Objective
Retype the data below without altering anything.

Source data
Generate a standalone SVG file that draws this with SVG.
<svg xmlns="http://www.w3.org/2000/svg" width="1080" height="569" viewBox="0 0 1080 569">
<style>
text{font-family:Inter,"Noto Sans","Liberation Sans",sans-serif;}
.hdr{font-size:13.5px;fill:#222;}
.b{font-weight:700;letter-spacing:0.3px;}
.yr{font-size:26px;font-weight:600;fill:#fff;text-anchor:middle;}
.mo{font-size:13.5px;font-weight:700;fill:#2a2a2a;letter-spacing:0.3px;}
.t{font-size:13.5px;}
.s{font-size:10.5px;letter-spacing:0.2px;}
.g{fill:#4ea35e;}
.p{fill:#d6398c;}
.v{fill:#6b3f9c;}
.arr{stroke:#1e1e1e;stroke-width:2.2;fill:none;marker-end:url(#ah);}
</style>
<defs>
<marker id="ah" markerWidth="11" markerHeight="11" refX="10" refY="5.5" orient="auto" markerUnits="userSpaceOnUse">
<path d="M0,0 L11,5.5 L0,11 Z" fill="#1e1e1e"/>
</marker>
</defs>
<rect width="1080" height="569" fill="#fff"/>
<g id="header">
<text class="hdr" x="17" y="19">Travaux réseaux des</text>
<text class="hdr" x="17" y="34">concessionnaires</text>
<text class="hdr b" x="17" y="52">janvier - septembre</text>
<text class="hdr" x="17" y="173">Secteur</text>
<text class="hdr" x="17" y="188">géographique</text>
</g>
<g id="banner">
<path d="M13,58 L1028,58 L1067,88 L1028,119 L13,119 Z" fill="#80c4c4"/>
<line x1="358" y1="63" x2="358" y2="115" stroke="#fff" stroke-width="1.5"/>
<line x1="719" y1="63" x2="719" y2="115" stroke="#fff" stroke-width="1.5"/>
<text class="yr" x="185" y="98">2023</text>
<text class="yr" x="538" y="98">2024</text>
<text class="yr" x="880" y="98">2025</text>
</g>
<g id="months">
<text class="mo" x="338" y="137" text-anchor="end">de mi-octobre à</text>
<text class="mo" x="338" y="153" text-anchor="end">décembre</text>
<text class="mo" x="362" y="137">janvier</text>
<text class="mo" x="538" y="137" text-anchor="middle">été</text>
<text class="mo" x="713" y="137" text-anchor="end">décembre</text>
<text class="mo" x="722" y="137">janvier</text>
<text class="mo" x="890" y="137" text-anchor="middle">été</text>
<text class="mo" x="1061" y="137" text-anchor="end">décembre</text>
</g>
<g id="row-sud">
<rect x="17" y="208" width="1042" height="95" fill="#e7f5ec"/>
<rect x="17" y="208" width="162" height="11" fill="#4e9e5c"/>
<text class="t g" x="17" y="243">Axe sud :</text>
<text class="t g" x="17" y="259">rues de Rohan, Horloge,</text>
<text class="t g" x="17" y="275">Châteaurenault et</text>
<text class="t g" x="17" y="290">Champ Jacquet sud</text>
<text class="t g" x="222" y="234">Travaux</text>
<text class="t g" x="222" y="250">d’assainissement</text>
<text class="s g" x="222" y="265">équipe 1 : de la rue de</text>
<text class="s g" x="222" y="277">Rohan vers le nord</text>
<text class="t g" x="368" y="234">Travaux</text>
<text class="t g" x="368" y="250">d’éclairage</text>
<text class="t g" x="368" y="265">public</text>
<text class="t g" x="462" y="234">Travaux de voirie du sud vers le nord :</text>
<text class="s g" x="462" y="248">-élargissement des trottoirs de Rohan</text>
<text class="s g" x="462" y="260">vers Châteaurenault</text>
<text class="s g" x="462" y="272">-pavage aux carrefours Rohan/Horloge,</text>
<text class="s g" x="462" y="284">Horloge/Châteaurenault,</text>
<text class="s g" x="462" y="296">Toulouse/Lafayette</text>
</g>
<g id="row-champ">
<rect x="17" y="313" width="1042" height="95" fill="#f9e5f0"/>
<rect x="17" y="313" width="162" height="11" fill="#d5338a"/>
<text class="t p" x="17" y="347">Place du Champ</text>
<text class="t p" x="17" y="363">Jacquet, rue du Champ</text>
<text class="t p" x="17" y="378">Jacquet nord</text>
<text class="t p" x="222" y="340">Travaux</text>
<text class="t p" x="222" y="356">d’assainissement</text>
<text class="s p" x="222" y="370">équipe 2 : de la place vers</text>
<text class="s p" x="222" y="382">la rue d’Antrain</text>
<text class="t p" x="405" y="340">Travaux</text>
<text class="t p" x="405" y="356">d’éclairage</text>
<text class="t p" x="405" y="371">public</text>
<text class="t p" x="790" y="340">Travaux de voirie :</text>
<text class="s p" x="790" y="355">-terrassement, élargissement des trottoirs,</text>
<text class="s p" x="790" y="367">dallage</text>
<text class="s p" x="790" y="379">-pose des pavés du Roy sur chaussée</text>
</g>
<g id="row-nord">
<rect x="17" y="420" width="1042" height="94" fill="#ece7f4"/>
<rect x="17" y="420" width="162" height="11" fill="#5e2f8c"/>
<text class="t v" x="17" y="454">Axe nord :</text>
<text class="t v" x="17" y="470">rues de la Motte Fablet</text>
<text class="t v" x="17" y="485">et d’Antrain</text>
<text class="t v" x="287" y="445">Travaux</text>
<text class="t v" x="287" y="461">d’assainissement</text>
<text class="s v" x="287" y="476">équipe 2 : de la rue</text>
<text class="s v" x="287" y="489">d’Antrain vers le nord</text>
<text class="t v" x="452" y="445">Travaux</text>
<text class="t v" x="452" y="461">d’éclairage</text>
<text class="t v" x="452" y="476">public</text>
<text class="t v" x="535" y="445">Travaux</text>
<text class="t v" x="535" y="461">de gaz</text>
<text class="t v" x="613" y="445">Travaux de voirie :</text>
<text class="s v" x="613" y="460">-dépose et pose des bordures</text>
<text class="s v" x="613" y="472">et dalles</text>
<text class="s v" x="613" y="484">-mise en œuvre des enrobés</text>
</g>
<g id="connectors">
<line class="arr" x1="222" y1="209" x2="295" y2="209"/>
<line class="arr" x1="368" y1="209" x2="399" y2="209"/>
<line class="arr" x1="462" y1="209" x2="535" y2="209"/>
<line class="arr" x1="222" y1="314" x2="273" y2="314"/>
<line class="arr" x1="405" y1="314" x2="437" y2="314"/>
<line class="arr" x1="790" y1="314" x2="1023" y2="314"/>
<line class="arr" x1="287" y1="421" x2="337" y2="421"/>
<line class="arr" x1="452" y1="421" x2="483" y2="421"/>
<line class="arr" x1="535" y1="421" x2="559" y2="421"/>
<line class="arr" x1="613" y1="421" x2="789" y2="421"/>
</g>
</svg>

Full solution
Generate a standalone SVG file that draws this with SVG.
<svg xmlns="http://www.w3.org/2000/svg" width="1080" height="569" viewBox="0 0 1080 569">
<style>
text{font-family:Inter,"Noto Sans","Liberation Sans",sans-serif;}
.hdr{font-size:13.5px;fill:#222;}
.b{font-weight:700;letter-spacing:0.3px;}
.yr{font-size:26px;font-weight:600;fill:#fff;text-anchor:middle;}
.mo{font-size:13.5px;font-weight:700;fill:#2a2a2a;letter-spacing:0.3px;}
.t{font-size:13.5px;}
.s{font-size:10.5px;letter-spacing:0.2px;}
.g{fill:#4ea35e;}
.p{fill:#d6398c;}
.v{fill:#6b3f9c;}
.arr{stroke:#1e1e1e;stroke-width:2.2;fill:none;marker-end:url(#ah);}
</style>
<defs>
<marker id="ah" markerWidth="11" markerHeight="11" refX="10" refY="5.5" orient="auto" markerUnits="userSpaceOnUse">
<path d="M0,0 L11,5.5 L0,11 Z" fill="#1e1e1e"/>
</marker>
</defs>
<rect width="1080" height="569" fill="#fff"/>
<g id="header">
<text class="hdr" x="17" y="19">Travaux réseaux des</text>
<text class="hdr" x="17" y="34">concessionnaires</text>
<text class="hdr b" x="17" y="52">janvier - septembre</text>
<text class="hdr" x="17" y="173">Secteur</text>
<text class="hdr" x="17" y="188">géographique</text>
</g>
<g id="banner">
<path d="M13,58 L1028,58 L1067,88 L1028,119 L13,119 Z" fill="#80c4c4"/>
<line x1="358" y1="63" x2="358" y2="115" stroke="#fff" stroke-width="1.5"/>
<line x1="719" y1="63" x2="719" y2="115" stroke="#fff" stroke-width="1.5"/>
<text class="yr" x="185" y="98">2023</text>
<text class="yr" x="538" y="98">2024</text>
<text class="yr" x="880" y="98">2025</text>
</g>
<g id="months">
<text class="mo" x="338" y="137" text-anchor="end">de mi-octobre à</text>
<text class="mo" x="338" y="153" text-anchor="end">décembre</text>
<text class="mo" x="362" y="137">janvier</text>
<text class="mo" x="538" y="137" text-anchor="middle">été</text>
<text class="mo" x="713" y="137" text-anchor="end">décembre</text>
<text class="mo" x="722" y="137">janvier</text>
<text class="mo" x="890" y="137" text-anchor="middle">été</text>
<text class="mo" x="1061" y="137" text-anchor="end">décembre</text>
</g>
<g id="row-sud">
<rect x="17" y="208" width="1042" height="95" fill="#e7f5ec"/>
<rect x="17" y="208" width="162" height="11" fill="#4e9e5c"/>
<text class="t g" x="17" y="243">Axe sud :</text>
<text class="t g" x="17" y="259">rues de Rohan, Horloge,</text>
<text class="t g" x="17" y="275">Châteaurenault et</text>
<text class="t g" x="17" y="290">Champ Jacquet sud</text>
<text class="t g" x="222" y="234">Travaux</text>
<text class="t g" x="222" y="250">d’assainissement</text>
<text class="s g" x="222" y="265">équipe 1 : de la rue de</text>
<text class="s g" x="222" y="277">Rohan vers le nord</text>
<text class="t g" x="368" y="234">Travaux</text>
<text class="t g" x="368" y="250">d’éclairage</text>
<text class="t g" x="368" y="265">public</text>
<text class="t g" x="462" y="234">Travaux de voirie du sud vers le nord :</text>
<text class="s g" x="462" y="248">-élargissement des trottoirs de Rohan</text>
<text class="s g" x="462" y="260">vers Châteaurenault</text>
<text class="s g" x="462" y="272">-pavage aux carrefours Rohan/Horloge,</text>
<text class="s g" x="462" y="284">Horloge/Châteaurenault,</text>
<text class="s g" x="462" y="296">Toulouse/Lafayette</text>
</g>
<g id="row-champ">
<rect x="17" y="313" width="1042" height="95" fill="#f9e5f0"/>
<rect x="17" y="313" width="162" height="11" fill="#d5338a"/>
<text class="t p" x="17" y="347">Place du Champ</text>
<text class="t p" x="17" y="363">Jacquet, rue du Champ</text>
<text class="t p" x="17" y="378">Jacquet nord</text>
<text class="t p" x="222" y="340">Travaux</text>
<text class="t p" x="222" y="356">d’assainissement</text>
<text class="s p" x="222" y="370">équipe 2 : de la place vers</text>
<text class="s p" x="222" y="382">la rue d’Antrain</text>
<text class="t p" x="405" y="340">Travaux</text>
<text class="t p" x="405" y="356">d’éclairage</text>
<text class="t p" x="405" y="371">public</text>
<text class="t p" x="790" y="340">Travaux de voirie :</text>
<text class="s p" x="790" y="355">-terrassement, élargissement des trottoirs,</text>
<text class="s p" x="790" y="367">dallage</text>
<text class="s p" x="790" y="379">-pose des pavés du Roy sur chaussée</text>
</g>
<g id="row-nord">
<rect x="17" y="420" width="1042" height="94" fill="#ece7f4"/>
<rect x="17" y="420" width="162" height="11" fill="#5e2f8c"/>
<text class="t v" x="17" y="454">Axe nord :</text>
<text class="t v" x="17" y="470">rues de la Motte Fablet</text>
<text class="t v" x="17" y="485">et d’Antrain</text>
<text class="t v" x="287" y="445">Travaux</text>
<text class="t v" x="287" y="461">d’assainissement</text>
<text class="s v" x="287" y="476">équipe 2 : de la rue</text>
<text class="s v" x="287" y="489">d’Antrain vers le nord</text>
<text class="t v" x="452" y="445">Travaux</text>
<text class="t v" x="452" y="461">d’éclairage</text>
<text class="t v" x="452" y="476">public</text>
<text class="t v" x="535" y="445">Travaux</text>
<text class="t v" x="535" y="461">de gaz</text>
<text class="t v" x="613" y="445">Travaux de voirie :</text>
<text class="s v" x="613" y="460">-dépose et pose des bordures</text>
<text class="s v" x="613" y="472">et dalles</text>
<text class="s v" x="613" y="484">-mise en œuvre des enrobés</text>
</g>
<g id="connectors">
<line class="arr" x1="222" y1="209" x2="295" y2="209"/>
<line class="arr" x1="368" y1="209" x2="399" y2="209"/>
<line class="arr" x1="462" y1="209" x2="535" y2="209"/>
<line class="arr" x1="222" y1="314" x2="273" y2="314"/>
<line class="arr" x1="405" y1="314" x2="437" y2="314"/>
<line class="arr" x1="790" y1="314" x2="1023" y2="314"/>
<line class="arr" x1="287" y1="421" x2="337" y2="421"/>
<line class="arr" x1="452" y1="421" x2="483" y2="421"/>
<line class="arr" x1="535" y1="421" x2="559" y2="421"/>
<line class="arr" x1="613" y1="421" x2="789" y2="421"/>
</g>
</svg>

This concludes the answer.